A Boardroom Crisis Exposes the Microsoft–OpenAI Nexus
Unredacted court filings from the OpenAI governance crisis shed new light on how deeply Microsoft was involved in rebuilding the startup’s board after Sam Altman’s brief ouster. In November 2023, as OpenAI scrambled to stabilize its leadership, text messages between Satya Nadella, Sam Altman, Microsoft CTO Kevin Scott, and president Brad Smith show the two companies jointly workshopping potential directors. What had previously appeared as anonymous, blacked‑out names now reveal a careful sorting of candidates based on their industry ties and perceived alignment. The OpenAI governance crisis did more than threaten a single CEO; it exposed how a flagship AI partnership had become intertwined with the strategic priorities of one of the world’s largest software companies. For Microsoft, the board rebuild was not just about saving a partner, but about protecting a massive bet on generative AI and the infrastructure that powers it.

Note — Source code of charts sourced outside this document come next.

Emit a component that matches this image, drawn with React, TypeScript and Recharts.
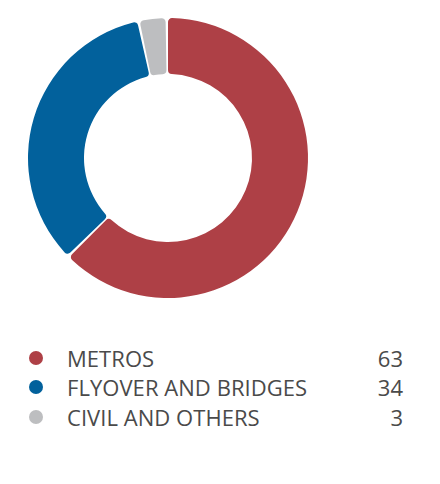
import React from 'react';
import { PieChart, Pie, Cell } from 'recharts';

const categories = ['METROS', 'FLYOVER AND BRIDGES', 'CIVIL AND OTHERS'];
const values = [63, 34, 3];
const colors = ['#AE4046', '#02619C', '#BDBEC0'];

const data = categories.map((name, i) => ({ name, value: values[i] }));

function LegendTable() {
  return (
    <div
      style={{
        position: 'absolute',
        top: 335,
        left: 0,
        width: 432,
        fontFamily: '"Open Sans", sans-serif',
        fontSize: 22,
        color: '#4a4a4a',
      }}
    >
      {categories.map((name, index) => (
        <div key={name} style={{ display: 'flex', alignItems: 'center', height: 29.5 }}>
          <span
            style={{
              width: 14,
              height: 14,
              borderRadius: '50%',
              backgroundColor: colors[index],
              display: 'inline-block',
              marginLeft: 21,
              marginRight: 24,
            }}
          />
          <span style={{ flex: 1, letterSpacing: 0.05 }}>{name}</span>
          <span style={{ width: 60, textAlign: 'right', marginRight: 37 }}>{values[index]}</span>
        </div>
      ))}
    </div>
  );
}

export default function App() {
  return (
    <div style={{ position: 'relative', width: 432, height: 476 }}>
      <PieChart width={432} height={476} margin={{ top: 0, right: 0, bottom: 0, left: 0 }}>
        <Pie
          data={data}
          dataKey="value"
          nameKey="name"
          cx={160}
          cy={150}
          innerRadius={84}
          outerRadius={140}
          startAngle={90}
          endAngle={-270}
          paddingAngle={1}
          cornerRadius={4}
          stroke="none"
          isAnimationActive={false}
        >
          {data.map((d, i) => (
            <Cell key={d.name} fill={colors[i]} />
          ))}
        </Pie>
      </PieChart>
      <LegendTable />
    </div>
  );
}
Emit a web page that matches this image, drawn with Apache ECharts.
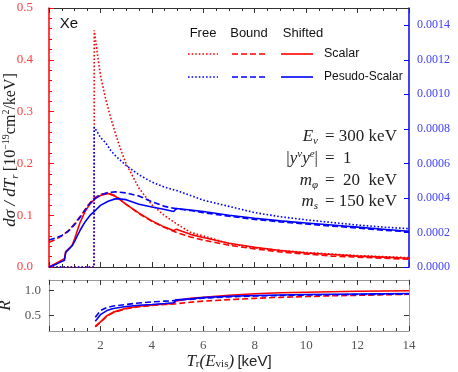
<!DOCTYPE html>
<html>
<head>
<meta charset="utf-8">
<script src="https://cdn.jsdelivr.net/npm/echarts@6/dist/echarts.min.js"></script>
<style>
body { margin: 0; background: #fff; }
#container { width: 458px; height: 372px; }
</style>
</head>
<body>
<div id="container"></div>
<script>
// free electron (x shared by both free curves)
var freeX = [0, 1.75, 1.76, 1.9, 2.0, 2.2, 2.4, 2.6, 2.8, 3.0, 3.5, 4.0, 4.5, 5.0, 5.5, 6, 7, 8, 9, 10, 11, 12, 13, 14];
var scalarFree = [0, 0, 0.457, 0.405, 0.37, 0.325, 0.288, 0.255, 0.225, 0.199, 0.152, 0.12, 0.099, 0.082, 0.067, 0.06, 0.045, 0.037, 0.032, 0.028, 0.025, 0.022, 0.02, 0.018];
var pseudoFree = [0, 0, 0.00081, 0.000777, 0.00075, 0.00072, 0.000675, 0.000642, 0.000615, 0.000588, 0.000534, 0.000492, 0.000462, 0.000441, 0.000414, 0.000387, 0.000351, 0.000315, 0.000291, 0.000273, 0.000258, 0.000243, 0.000231, 0.000222];

// bound electron
var boundX = [0, 0.25, 0.5, 0.75, 1.0, 1.25, 1.5, 1.75, 2.0, 2.3, 2.6, 3.0, 3.5, 4.0, 4.5, 5, 5.5, 6, 7, 8, 9, 10, 11, 12, 13, 14];
var scalarBound = [0.048, 0.053, 0.06, 0.07, 0.084, 0.1, 0.118, 0.133, 0.14, 0.143, 0.137, 0.121, 0.103, 0.088, 0.076, 0.066, 0.058, 0.052, 0.042, 0.035, 0.029, 0.025, 0.021, 0.019, 0.017, 0.015];
var pseudoBound = [0.000156, 0.000168, 0.000183, 0.000207, 0.000246, 0.000297, 0.000351, 0.000393, 0.000417, 0.000432, 0.000435, 0.000429, 0.000411, 0.000378, 0.000351, 0.000336, 0.000327, 0.000315, 0.000294, 0.000276, 0.000261, 0.000249, 0.000237, 0.000225, 0.000213, 0.000204];

// shifted
var shiftX = [0, 0.3, 0.6, 0.65, 0.8, 0.9, 1.0, 1.2, 1.4, 1.6, 1.8, 2.0, 2.3, 2.6, 3.0, 3.5, 4.0, 4.5, 4.85, 4.95, 5.5, 6, 7, 8, 9, 10, 11, 12, 13, 14];
var scalarShift = [0, 0.008, 0.016, 0.03, 0.037, 0.042, 0.055, 0.085, 0.107, 0.122, 0.132, 0.138, 0.142, 0.136, 0.121, 0.104, 0.089, 0.077, 0.07, 0.073, 0.063, 0.057, 0.046, 0.038, 0.032, 0.027, 0.024, 0.021, 0.019, 0.017];
var pseudoShift = [0, 0.000018, 0.000039, 0.000084, 0.000108, 0.000123, 0.00015, 0.00021, 0.000261, 0.0003, 0.000327, 0.000357, 0.000381, 0.000396, 0.00039, 0.000363, 0.000348, 0.000333, 0.000321, 0.000339, 0.00033, 0.000321, 0.0003, 0.000282, 0.000267, 0.000255, 0.000243, 0.000231, 0.000219, 0.000207];

// ratio panel
var ratioX = [1.8, 2, 2.25, 2.5, 3, 3.5, 4, 4.5, 4.85, 4.95, 5.5, 6, 7, 8, 9, 10, 11, 12, 13, 14];
var ratioScalarShift = [0.29, 0.38, 0.5, 0.57, 0.645, 0.685, 0.71, 0.73, 0.74, 0.79, 0.84, 0.86, 0.9, 0.93, 0.95, 0.96, 0.97, 0.98, 0.985, 0.99];
var ratioScalarBound = [0.28, 0.37, 0.49, 0.56, 0.635, 0.675, 0.7, 0.72, 0.73, 0.735, 0.765, 0.785, 0.815, 0.84, 0.86, 0.875, 0.89, 0.9, 0.91, 0.92];
var ratioPseudoShift = [0.39, 0.52, 0.6, 0.64, 0.68, 0.705, 0.72, 0.74, 0.755, 0.81, 0.83, 0.855, 0.88, 0.895, 0.905, 0.915, 0.92, 0.925, 0.93, 0.935];
var ratioPseudoBound = [0.47, 0.6, 0.66, 0.69, 0.72, 0.75, 0.77, 0.785, 0.795, 0.81, 0.82, 0.845, 0.87, 0.885, 0.895, 0.905, 0.91, 0.915, 0.92, 0.925];

var RED = '#ff0000', BLUE = '#0000ff';
var serif = 'Liberation Serif';
var sans = 'Liberation Sans';

function pairs(xs, ys) {
    return xs.map(function (x, i) { return [x, ys[i]]; });
}

function line(name, xs, ys, color, type, xi, yi) {
    return {
        name: name, type: 'line', xAxisIndex: xi, yAxisIndex: yi,
        data: pairs(xs, ys), showSymbol: false, animation: false,
        lineStyle: { color: color, width: 1.6, type: type }
    };
}

var dotted = [1.6, 2];
var dashed = [6, 3];

function xTicks(grid, pos, labels) {
    var col = grid === 0 ? '#333' : '#999';
    return {
        type: 'value', gridIndex: grid, position: pos, min: 0, max: 14, interval: 2,
        axisLine: { show: true, onZero: false, lineStyle: { color: col, width: 1 } },
        axisTick: { show: true, inside: true, length: 5, lineStyle: { color: '#333' } },
        minorTick: { show: true, splitNumber: 4, length: 3, lineStyle: { color: '#333' } },
        axisLabel: {
            show: labels, fontFamily: serif, fontSize: 13, color: '#555', margin: 8, showMinLabel: false
        },
        splitLine: { show: false }
    };
}

function paramLabel(y, sym, rest) {
    var rich = {
        i: { fontFamily: serif, fontStyle: 'italic', fontSize: 17, fill: '#222', lineHeight: 20 },
        n: { fontFamily: serif, fontSize: 17, fill: '#222', lineHeight: 20 },
        sub: { fontFamily: serif, fontStyle: 'italic', fontSize: 11, fill: '#222', verticalAlign: 'bottom' },
        sup: { fontFamily: serif, fontStyle: 'italic', fontSize: 11, fill: '#222', verticalAlign: 'top' }
    };
    return {
        type: 'group',
        children: [
            { type: 'text', x: 318, y: y, style: { text: sym, rich: rich, align: 'right', verticalAlign: 'middle' } },
            { type: 'text', x: 325, y: y, style: { text: '{n|' + rest + '}', rich: rich, align: 'left', verticalAlign: 'middle' } }
        ]
    };
}

var dom = document.getElementById('container');
var myChart = echarts.init(dom);
var option = {
    backgroundColor: '#fff',
    animation: false,
    grid: [
        { left: 49, right: 49, top: 8, height: 259, outerBoundsMode: 'none' },
        { left: 49, right: 49, top: 280, height: 51, outerBoundsMode: 'none' }
    ],
    xAxis: [
        xTicks(0, 'bottom', false),
        xTicks(0, 'top', false),
        Object.assign(xTicks(1, 'bottom', true), {
            name: '{i|T}{sub|r}{i|(E}{sub|vis}{i|)} {n|[keV]}',
            nameLocation: 'middle', nameGap: 20,
            nameTextStyle: {
                rich: {
                    i: { fontFamily: serif, fontStyle: 'italic', fontSize: 17, color: '#222' },
                    sub: { fontFamily: serif, fontSize: 11, color: '#222', verticalAlign: 'bottom', padding: [6, 0, 0, 0] },
                    n: { fontFamily: sans, fontSize: 15, color: '#222' }
                }
            }
        }),
        xTicks(1, 'top', false)
    ],
    yAxis: [
        {
            type: 'value', gridIndex: 0, position: 'left', min: 0, max: 0.5, interval: 0.1,
            axisLine: { show: true, onZero: false, lineStyle: { color: RED, width: 1.5 } },
            axisTick: { inside: true, length: 5, lineStyle: { color: RED } },
            minorTick: { show: true, splitNumber: 5, length: 3, lineStyle: { color: RED } },
            axisLabel: { fontFamily: serif, fontSize: 13, color: '#ff4040', margin: 16,
                formatter: function (v) { return v.toFixed(1); } },
            splitLine: { show: false }
        },
        {
            type: 'value', gridIndex: 0, position: 'right', min: 0, max: 0.0015, interval: 0.0002,
            axisLine: { show: true, onZero: false, lineStyle: { color: BLUE, width: 1.5 } },
            axisTick: { inside: true, length: 5, lineStyle: { color: BLUE } },
            axisLabel: { fontFamily: serif, fontSize: 12, color: '#4040ff', margin: 8, showMaxLabel: false,
                formatter: function (v) { return v.toFixed(4); } },
            splitLine: { show: false }
        },
        {
            type: 'value', gridIndex: 1, position: 'left', min: 0.2, max: 1.2,
            name: 'R', nameLocation: 'middle', nameGap: 32, nameRotate: 90,
            nameTextStyle: { fontFamily: serif, fontStyle: 'italic', fontSize: 17, color: '#222' },
            axisLine: { show: true, onZero: false, lineStyle: { color: '#999' } },
            axisTick: { inside: true, length: 5, customValues: [0.5, 1.0], lineStyle: { color: '#333' } },
            axisLabel: { fontFamily: serif, fontSize: 13, color: '#555', margin: 8, customValues: [0.5, 1.0],
                formatter: function (v) { return v.toFixed(1); } },
            splitLine: { show: false }
        },
        {
            type: 'value', gridIndex: 1, position: 'right', min: 0.2, max: 1.2,
            axisLine: { show: true, onZero: false, lineStyle: { color: '#999' } },
            axisTick: { inside: true, length: 5, customValues: [0.5, 1.0], lineStyle: { color: '#333' } },
            axisLabel: { show: false },
            splitLine: { show: false }
        }
    ],
    series: [
        line('Scalar Free', freeX, scalarFree, RED, dotted, 0, 0),
        line('Scalar Bound', boundX, scalarBound, RED, dashed, 0, 0),
        line('Scalar Shifted', shiftX, scalarShift, RED, 'solid', 0, 0),
        line('Pseudo Free', freeX, pseudoFree, BLUE, dotted, 0, 1),
        line('Pseudo Bound', boundX, pseudoBound, BLUE, dashed, 0, 1),
        line('Pseudo Shifted', shiftX, pseudoShift, BLUE, 'solid', 0, 1),
        line('R Scalar Bound', ratioX, ratioScalarBound, RED, dashed, 2, 2),
        line('R Scalar Shifted', ratioX, ratioScalarShift, RED, 'solid', 2, 2),
        line('R Pseudo Bound', ratioX, ratioPseudoBound, BLUE, dashed, 2, 2),
        line('R Pseudo Shifted', ratioX, ratioPseudoShift, BLUE, 'solid', 2, 2)
    ],
    graphic: [
        // y axis title
        {
            type: 'text', x: 11, y: 150, rotation: Math.PI / 2,
            style: {
                text: '{i|dσ / dT}{sub|r} {n|[10}{sup|−19}{n|cm}{sup|2}{n|/keV]}',
                align: 'center', verticalAlign: 'middle',
                rich: {
                    i: { fontFamily: serif, fontStyle: 'italic', fontSize: 17, fill: '#222', lineHeight: 20 },
                    sub: { fontFamily: serif, fontStyle: 'italic', fontSize: 11, fill: '#222', verticalAlign: 'bottom' },
                    n: { fontFamily: serif, fontSize: 16, fill: '#222', lineHeight: 20 },
                    sup: { fontFamily: serif, fontSize: 10, fill: '#222', verticalAlign: 'top' }
                }
            }
        },
        { type: 'text', x: 69, y: 24, style: { text: 'Xe', fontFamily: sans, fontSize: 15, fill: '#111', align: 'center', verticalAlign: 'middle' } },
        // legend header
        { type: 'text', x: 203, y: 33, style: { text: 'Free', fontFamily: sans, fontSize: 13, fill: '#111', align: 'center', verticalAlign: 'middle' } },
        { type: 'text', x: 249, y: 33, style: { text: 'Bound', fontFamily: sans, fontSize: 13, fill: '#111', align: 'center', verticalAlign: 'middle' } },
        { type: 'text', x: 303, y: 33, style: { text: 'Shifted', fontFamily: sans, fontSize: 13, fill: '#111', align: 'center', verticalAlign: 'middle' } },
        // legend rows
        { type: 'line', shape: { x1: 188, y1: 54, x2: 218, y2: 54 }, style: { stroke: RED, lineWidth: 1.6, lineDash: dotted } },
        { type: 'line', shape: { x1: 232, y1: 54, x2: 265, y2: 54 }, style: { stroke: RED, lineWidth: 1.6, lineDash: dashed } },
        { type: 'line', shape: { x1: 281, y1: 54, x2: 313, y2: 54 }, style: { stroke: RED, lineWidth: 1.6 } },
        { type: 'text', x: 324, y: 54, style: { text: 'Scalar', fontFamily: sans, fontSize: 12.5, fill: '#111', verticalAlign: 'middle' } },
        { type: 'line', shape: { x1: 188, y1: 77, x2: 218, y2: 77 }, style: { stroke: BLUE, lineWidth: 1.6, lineDash: dotted } },
        { type: 'line', shape: { x1: 232, y1: 77, x2: 265, y2: 77 }, style: { stroke: BLUE, lineWidth: 1.6, lineDash: dashed } },
        { type: 'line', shape: { x1: 281, y1: 77, x2: 313, y2: 77 }, style: { stroke: BLUE, lineWidth: 1.6 } },
        { type: 'text', x: 324, y: 77, style: { text: 'Pesudo-Scalar', fontFamily: sans, fontSize: 12, fill: '#111', verticalAlign: 'middle' } },
        // parameters
        paramLabel(137, '{i|E}{sub|ν}', '= 300 keV'),
        paramLabel(159, '{n||}{i|y}{sup|ν}{i|y}{sup|e}{n||}', '=  1'),
        paramLabel(181, '{i|m}{sub|φ}', '=  20  keV'),
        paramLabel(202, '{i|m}{sub|s}', '= 150 keV')
    ]
};

if (option && typeof option === "object") {
    myChart.setOption(option, true);
}
</script>
</body>
</html>
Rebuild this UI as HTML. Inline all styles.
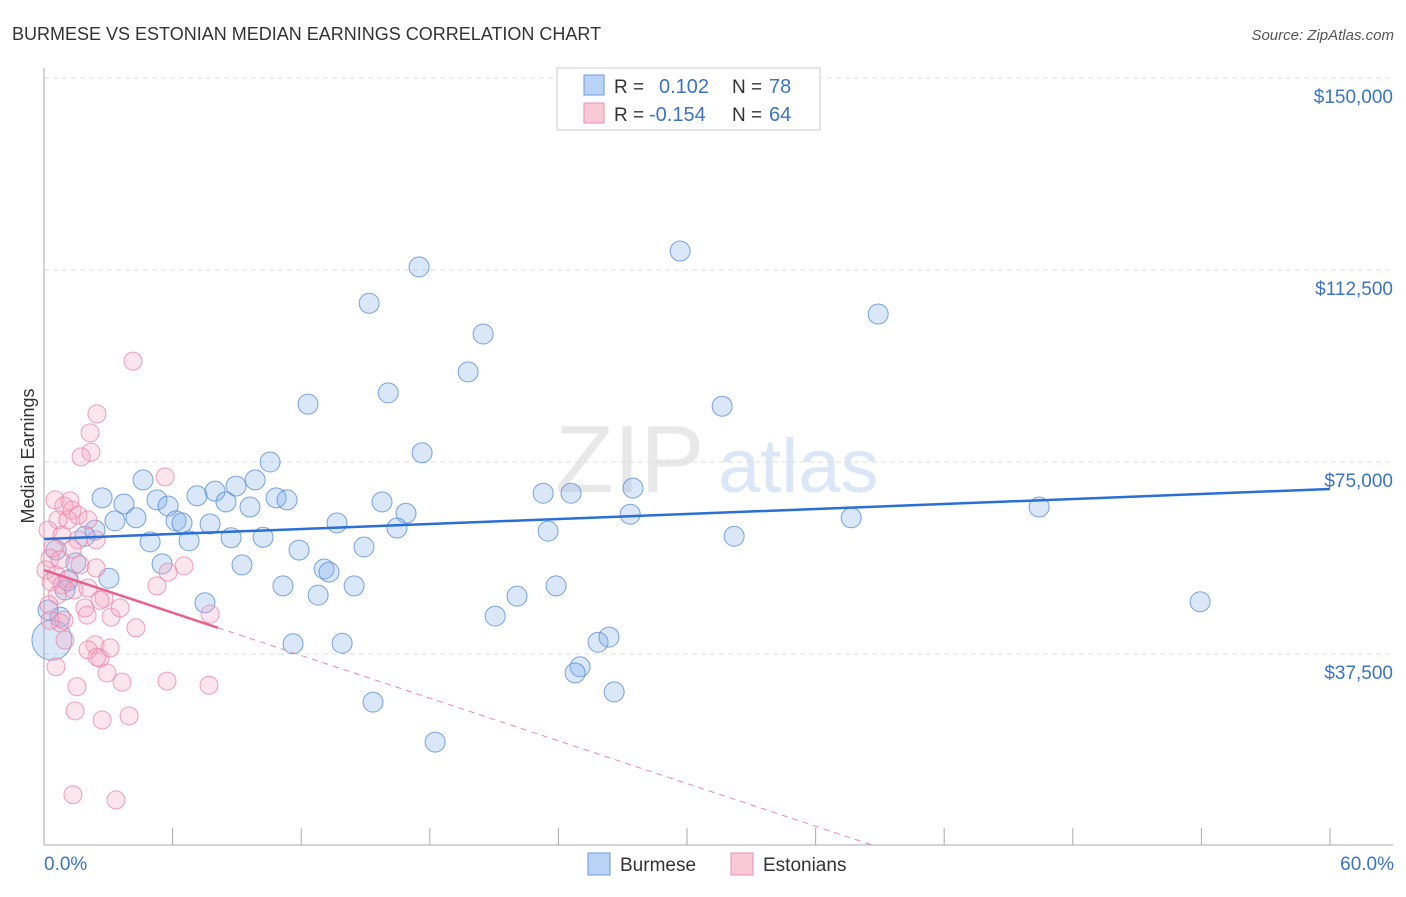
<!DOCTYPE html>
<html><head><meta charset="utf-8"><style>
body{margin:0;background:#fff;font-family:"Liberation Sans",sans-serif;}
svg text{font-family:"Liberation Sans",sans-serif;}
</style></head><body>
<svg id="c" width="1406" height="892">
<text x="12" y="40" font-size="18" fill="#333">BURMESE VS ESTONIAN MEDIAN EARNINGS CORRELATION CHART</text>
<text x="1394" y="40" font-size="15" fill="#555" font-style="italic" text-anchor="end">Source: ZipAtlas.com</text>
<text x="34" y="456" font-size="18" fill="#333" transform="rotate(-90 34 456)" text-anchor="middle">Median Earnings</text>
<g><text x="555" y="492" font-size="96" fill="#e8e8e8" font-family="Liberation Serif,serif">ZIP</text><text x="718" y="492" font-size="76" fill="#dbe7f6">atlas</text></g>
<g id="grid"></g><g id="pts"></g><g id="lines"></g>
<g>
<rect x="557" y="68" width="263" height="62" fill="#fff" stroke="#ccc"/>
<rect x="584" y="75" width="20" height="20" fill="#b9d2f5" stroke="#6a9ae0"/>
<rect x="584" y="103" width="20" height="20" fill="#f9c8d7" stroke="#ea8eac"/>
<text x="614" y="93" font-size="19" fill="#333">R =</text><text x="659" y="93" font-size="20" fill="#3b73c8">0.102</text>
<text x="732" y="93" font-size="19" fill="#333">N =</text><text x="769" y="93" font-size="20" fill="#3b73c8">78</text>
<text x="614" y="121" font-size="19" fill="#333">R =</text><text x="649" y="121" font-size="20" fill="#3b73c8">-0.154</text>
<text x="732" y="121" font-size="19" fill="#333">N =</text><text x="769" y="121" font-size="20" fill="#3b73c8">64</text>
</g>
<g>
<rect x="588" y="853" width="22" height="22" fill="#b9d2f5" stroke="#6a9ae0"/>
<text x="620" y="871" font-size="19" fill="#333">Burmese</text>
<rect x="731" y="853" width="22" height="22" fill="#f9c8d7" stroke="#ea8eac"/>
<text x="763" y="871" font-size="19" fill="#333">Estonians</text>
</g>
</svg>
<script>
const yTicks=[37500,75000,112500,150000];
const yTickLabels=["$37,500","$75,000","$112,500","$150,000"];
const xTicks=[0,6,12,18,24,30,36,42,48,54,60];
const blueX=[29.68,17.5,15.17,38.92,20.49,19.79,16.06,12.32,31.64,17.64,10.55,4.62,9.85,8.96,2.71,7.14,7.98,27.48,23.29,24.59,5.27,10.83,11.34,3.73,5.79,9.61,15.77,8.49,16.89,27.35,46.43,37.66,3.31,4.29,6.16,6.44,7.75,13.67,2.38,16.47,23.52,1.91,4.95,6.77,8.73,10.22,32.2,14.93,11.9,1.49,5.51,9.24,13.07,13.3,3.03,1.12,14.47,11.15,23.89,22.07,12.79,53.94,7.51,21.05,0.75,25.85,26.36,11.62,13.91,25.01,24.78,26.6,15.35,18.25,0.37,0.19,0.98,0.56];
const blueY=[116200,113100,106000,103900,100000,92600,88500,86300,85900,76800,75000,71500,71500,70300,68000,68400,69300,69900,68900,68900,67600,68000,67600,66800,66400,66200,67200,67200,65000,64800,66200,64100,63500,64100,63500,63100,62900,63100,61700,62100,61500,60500,59400,59600,60200,60300,60500,58400,57800,55300,55100,54900,54100,53500,52300,51800,50800,50800,50800,48800,49000,47700,47500,44900,44700,39800,40800,39500,39600,35000,33800,30100,28100,20300,40200,46100,50000,57800];
const pinkX=[4.15,2.47,2.15,2.19,1.73,5.65,0.51,1.21,0.93,1.31,1.59,0.65,1.12,2.05,0.19,0.84,1.59,2.43,0.42,1.31,0.28,0.75,1.68,2.43,0.09,0.56,1.17,0.33,0.84,1.4,2.05,5.27,5.79,6.53,2.8,0.61,0.23,1.91,2.61,2.01,3.13,4.29,0.75,0.93,2.38,2.05,2.61,2.47,0.56,2.94,3.64,5.74,7.7,1.54,1.45,2.71,3.97,1.35,3.36,7.75,3.55,0.28,0.98,3.08];
const pinkY=[94700,84400,80700,76900,76000,72100,67600,67400,66400,65600,64600,63700,63700,63700,61700,60700,59800,59800,58200,58000,56200,55900,54900,54300,53900,52900,52300,51600,51000,50000,50400,50800,53500,54700,48400,49000,47100,46500,48000,45100,44700,42600,43600,44100,39300,38300,36700,36900,35000,33800,32000,32200,31400,31100,26400,24600,25400,10000,9000,45300,46500,44100,40200,38700];
const blueTrend=[59960,69730];
const pinkTrend=[53900,-1390];
const NS="http://www.w3.org/2000/svg";
const X=v=>44+v*(1286/60), Y=v=>846-v*(192/37500);
function mk(t,a,p){const e=document.createElementNS(NS,t);for(const k in a)e.setAttribute(k,a[k]);p.appendChild(e);return e;}
const g=document.getElementById('grid');
yTicks.forEach((t,i)=>{const l=mk('line',{x1:44,x2:1393,y1:Y(t),y2:Y(t),stroke:'#ddd','stroke-dasharray':'5,4'},g);


const tx=mk('text',{x:1393,y:Y(t)+25,'font-size':19,fill:'#3b73c8','text-anchor':'end'},g);tx.textContent=yTickLabels[i];

});
mk('line',{x1:44,x2:44,y1:68,y2:845,stroke:'#aaa'},g);
mk('line',{x1:44,x2:1393,y1:845,y2:845,stroke:'#aaa'},g);
xTicks.forEach(t=>{const l=mk('line',{x1:X(t),x2:X(t),y1:828,y2:845,stroke:'#aaa'},g);

});
const a=mk('text',{x:44,y:870,'font-size':19,fill:'#3b73c8'},g);a.textContent='0.0%';


const b=mk('text',{x:1394,y:870,'font-size':19,fill:'#3b73c8','text-anchor':'end'},g);b.textContent='60.0%';


const p=document.getElementById('pts');
blueX.forEach((x,i)=>{const c=mk('circle',{cx:X(x),cy:Y(blueY[i]),r:(i==74?20:10),fill:'rgba(130,175,235,0.3)',stroke:'rgba(80,135,215,0.75)','stroke-width':1},p);

});
pinkX.forEach((x,i)=>{const c=mk('circle',{cx:X(x),cy:Y(pinkY[i]),r:9,fill:'rgba(248,170,195,0.3)',stroke:'rgba(235,130,165,0.75)','stroke-width':1},p);

});
const L=document.getElementById('lines');
const bl=mk('line',{x1:X(0),y1:Y(blueTrend[0]),x2:X(60),y2:Y(blueTrend[1]),stroke:'#2a6fd6','stroke-width':2.5},L);


const pe=8.12, pz=-pinkTrend[0]/pinkTrend[1];
const pl=mk('line',{x1:X(0),y1:Y(pinkTrend[0]),x2:X(pe),y2:Y(pinkTrend[0]+pinkTrend[1]*pe),stroke:'#e8608c','stroke-width':2.5},L);


const pd=mk('line',{x1:X(pe),y1:Y(pinkTrend[0]+pinkTrend[1]*pe),x2:X(pz),y2:Y(0),stroke:'#eb8aa8','stroke-width':1,'stroke-dasharray':'6,5'},L);


</script>
</body></html>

Who Microsoft Wanted on the OpenAI Board—and Who It Rejected
The newly revealed messages show Microsoft executives actively endorsing and vetoing specific OpenAI board candidates. Kevin Scott delivered a “strong, strong no” on former Google Cloud CEO Diane Greene, while Satya Nadella objected to her and veteran gaming executive Bing Gordon because of their ties to companies competing with Microsoft in AI. By contrast, Belinda Johnson, former COO of Airbnb, drew praise from Scott as “great,” and Nadella signaled approval. Nadella personally floated former Gates Foundation CEO Sue Desmond‑Hellmann, who ultimately joined the OpenAI board, and suggested former Xerox CEO Ursula Burns. Brad Smith backed media veteran Anne Sweeney and former Netflix CMO Leslie Kilgore as calm, practical voices. Even Scott jokingly proposed himself for a six‑month stint, an idea Nadella quickly dismissed. The shortlist that emerged—ultimately centered on Bret Taylor, Larry Summers, and Adam D’Angelo—demonstrates how governance at a nonprofit‑rooted AI lab was shaped by the strategic comfort level of its most important commercial partner.
Satya Nadella’s IBM Warning and the Risk of Over‑Reliance
Nadella’s trial testimony reveals a deeper strategic anxiety behind Microsoft’s maneuvering in OpenAI’s governance crisis. When Microsoft weighed an additional USD 10 billion (approx. RM46.0 billion) investment in April 2022, Nadella warned internally that he did not want Microsoft to become “the next IBM” while OpenAI became “the next Microsoft.” He described the deal as a “one‑way door”: Microsoft could not afford to build two separate supercomputers, one for itself and one for OpenAI, and instead chose to “outsource” much core AI IP development to its partner. That meant taking a “massive dependency” on OpenAI while trying to ensure access to the resulting intellectual property and preserving internal know‑how. Nadella framed the partnership as a high‑risk, high‑reward bet that enabled products like ChatGPT and Copilot, but his IBM analogy underscores a fear of ceding too much power to a single external research engine.
Power, Independence, and the New Model of Tech Partnerships
Microsoft’s role in the Microsoft OpenAI board deliberations highlights a new template for strategic tech partnerships. On the stand, Nadella emphasized that Altman and other OpenAI insiders invited his input and that the board could have ignored Microsoft’s preferences. Yet the record shows Microsoft’s views carried real weight: a candidate Nadella endorsed joined the board, and rivals’ affiliates were effectively screened out. This raises questions about how independent a mission‑driven AI nonprofit can remain when its largest backer shapes its governance. Elon Musk’s lawsuit argues that Microsoft’s efforts to protect its investment diluted OpenAI’s original charitable purpose, while Microsoft counters that it enabled one of the world’s largest nonprofits and brought advanced AI to millions. The episode illustrates how tech partnership risks now extend beyond technology and revenue sharing into board composition, control of intellectual property, and the long‑term balance of power between investor and institution.